The next morning we took the S-Bahn to the village of Dachau—once in the country but now practically a suburb of Munich. I had expected the camp to be right next to the train station, but found out we had to take a bus. Normally Germany had plenty of helpful information signs for tourists to find local sights from the train station—but Dachau was different. There was really nothing that I saw explaining where the camp was or how to get there. I had to ask the ticket seller which bus to take, and then had to ask the bus driver to let us know where to get off.
The sky was slate gray, the weather cold and nasty. We passed open fields covered with a few inches of snow, dead stubble jabbing through a white blanket. We finally arrived at the camp and found it virtually deserted, just the caretaker and a few other tourists.
As we walked through the exhibits in the empty museum building, it felt like the ghosts there were walking with us. Gazing at photographs that coolly captured the horrors, I tried to somehow assimilate the magnitude of the Holocaust. “What did the photographer feel?” I asked myself. “How could anyone even take a picture of this?” As I thought this through, I decided that perhaps taking these pictures was the only way someone with a camera could fight against this crime—that someday, someone would see these images. That the truth would finally be told.
Last night I visited Dachau again, but this time it was on my TV screen. I watched the Academy Award-winning documentary The Last Days, the tale of five Hungarian Jews who survived the Holocaust. Directed by James Moll with Stephen Spielberg as executive producer, it is a powerful, personal account of the Nazi terror, told through the words of the survivors, who revisit their hometowns and the concentration camps that imprisoned them.
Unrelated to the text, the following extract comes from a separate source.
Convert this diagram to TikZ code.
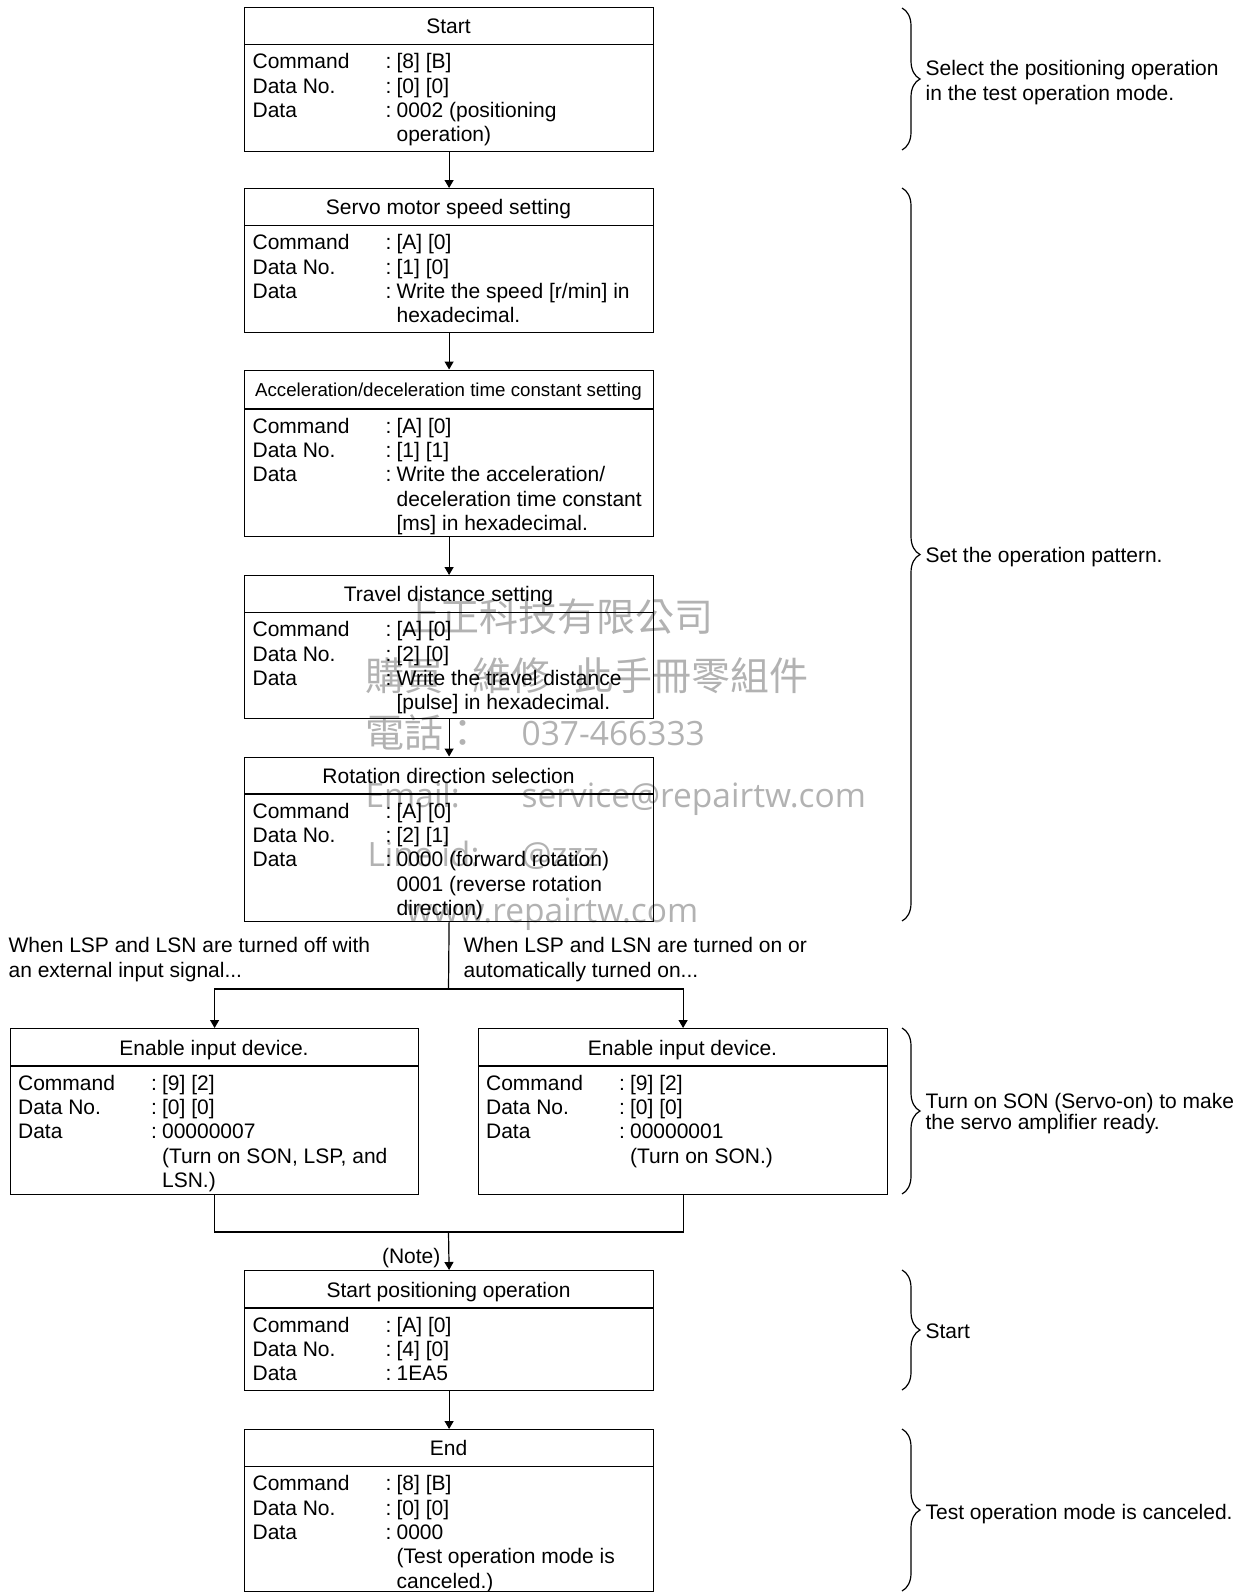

One of those survivors, Tom Lantos, came to America after the war on a scholarship to the University of Washington. Of the five years he spent here getting his bachelor’s and master’s degrees, he says, “It was the happiest time of my life.”
In an amazing victory over evil, today Lantos is completing his 10th term in Congress, representing a district near San Francisco. In the final moments of the film, we see him striding up the steps of the Capitol and meeting with Congressional leaders. “My life today is something I myself cannot believe,” he says in the film. “It all seems like a dream.”
As an editor constantly trying to judge the interests of his audience, my bet is that Columns readers will want to learn about Lantos. That’s why he is the subject of our cover story, “Against All Odds.” On the other hand, I suspect that some of our readers don’t want to watch a one hour, 26 minute documentary about the Holocaust, just like my traveling acquaintance from New Zealand didn’t really want to see Dachau.
But Morris did have a change of heart. As we were leaving the camp, standing in cold slush at the bus stop, he turned to me and said, “Tom, I that was an unbelievable experience. Thanks for taking me. I really needed to see this. I won’t forget it the rest of my life.” To Moll, Spielberg, Lantos and the others involved in this movie, thank you for taking me. I won’t forget, either.